Amazon Web Services launched its partner network this morning. Without boring you with the details, let me just get to what really matters about this news.
It simply means that AWS is making it a little bit easier for people to build apps or use the ones in the new AWS App Marketplace. It means that AWS is moving further up the stack.
It’s not just about the infrastructure anymore. It’s about how to differentiate a core service to integrate PaaS and marketplace environments.
For partners, the game is about giving them reason to bring their enterprise customers to AWS. They want technology partners that provide the underlying layer and the consulting partners to put it together.
At its core, this is AWS’ first app strategy. This could eventually mean providing AWS partners with their own PaaS or dev environment to build and deploy custom apps that leverages the ecoysstem of technology vendors.
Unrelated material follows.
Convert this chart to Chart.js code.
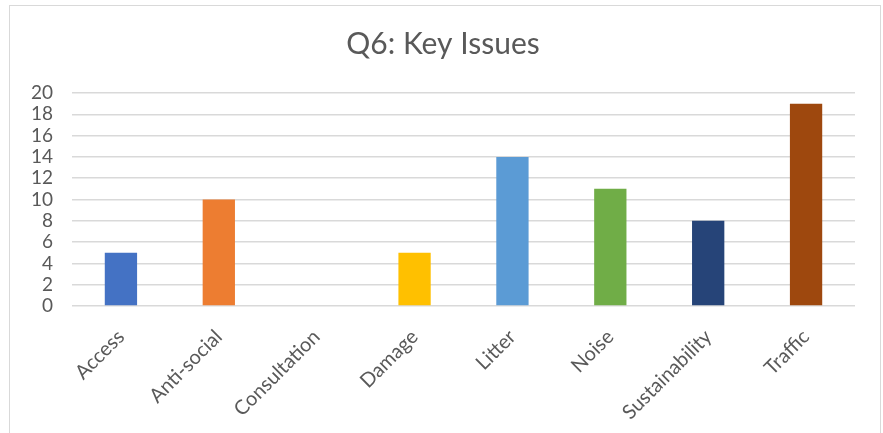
<!DOCTYPE html>
<html lang="en">
<head>
    <meta charset="UTF-8" />
    <title>Q6: Key Issues</title>
    <script src="https://cdn.jsdelivr.net/npm/chart.js"></script>
    <style>
        body {
            margin: 0;
            padding: 0;
            background: #ffffff;
            font-family: "Lato", sans-serif;
        }

        .frame {
            position: absolute;
            left: 9px;
            top: 5px;
            width: 870px;
            height: 440px;
            border: 1px solid #d9d9d9;
            background: #ffffff;
        }

        canvas {
            display: block;
        }
    </style>
</head>
<body>
    <div class="frame">
        <canvas id="myChart" width="870" height="427"></canvas>
    </div>

    <script>
        // Chart data
        const categories = ["Access", "Anti-social", "Consultation", "Damage", "Litter", "Noise", "Sustainability", "Traffic"];
        const counts = [5, 10, 0, 5, 14, 11, 8, 19];
        const barColours = ["#4472C4", "#ED7D31", "#A5A5A5", "#FFC000", "#5B9BD5", "#70AD47", "#264478", "#9E480E"];
        const yMax = 20;
        const yStep = 2;

        const textGrey = "#595959";

        const ctx = document.getElementById("myChart").getContext("2d");
        const myChart = new Chart(ctx, {
            type: "bar",
            data: {
                labels: categories,
                datasets: [
                    {
                        label: "Q6",
                        data: counts,
                        backgroundColor: barColours,
                        borderWidth: 0,
                        barPercentage: 0.33,
                        categoryPercentage: 1,
                    },
                ],
            },
            options: {
                responsive: false,
                animation: false,
                layout: {
                    padding: { left: 21, right: 25, top: 0, bottom: 0 },
                },
                plugins: {
                    legend: { display: false },
                    tooltip: { enabled: false },
                    title: {
                        display: true,
                        text: "Q6: Key Issues",
                        color: textGrey,
                        font: { family: "Lato", size: 30, weight: "normal" },
                        padding: { top: 20, bottom: 31 },
                    },
                },
                scales: {
                    x: {
                        grid: { display: false },
                        border: { display: false },
                        ticks: {
                            color: textGrey,
                            font: { family: "Lato", size: 20 },
                            minRotation: 45,
                            maxRotation: 45,
                            padding: 11,
                        },
                        afterFit: (scale) => {
                            scale.height = 127;
                        },
                    },
                    y: {
                        min: 0,
                        max: yMax,
                        border: { display: false },
                        grid: {
                            color: "#d9d9d9",
                            lineWidth: 1.5,
                            drawTicks: false,
                        },
                        ticks: {
                            stepSize: yStep,
                            autoSkip: false,
                            color: textGrey,
                            font: { family: "Lato", size: 19 },
                            padding: 19,
                        },
                        afterFit: (scale) => {
                            scale.width = 41;
                        },
                    },
                },
            },
        });
    </script>
</body>
</html>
Onboarding ISVs gives AWS a channel to sell into small and large companies. They can work with ISVs to gain enterprise adoption for the apps offered in the marketplace itself. The marketplace also serves as an incentive for ISVs to use AWS for hosting custom apps.
Enterprise vendors lack the ecosystem that AWS has developed. HP Public Cloud could be a strong alternative to AWS but it has a long way to catch up before it can have an impact on the market.
AWS sees an opportunity to reach into the enterprise market through its partners. SAP, for instance, is strengthening its ties with AWS. An ISV could potentially build an SAP custom app and host it on AWS. In that scenario, I’d expect many a traditional enterprise channel partners to consider AWS for its cloud deployment.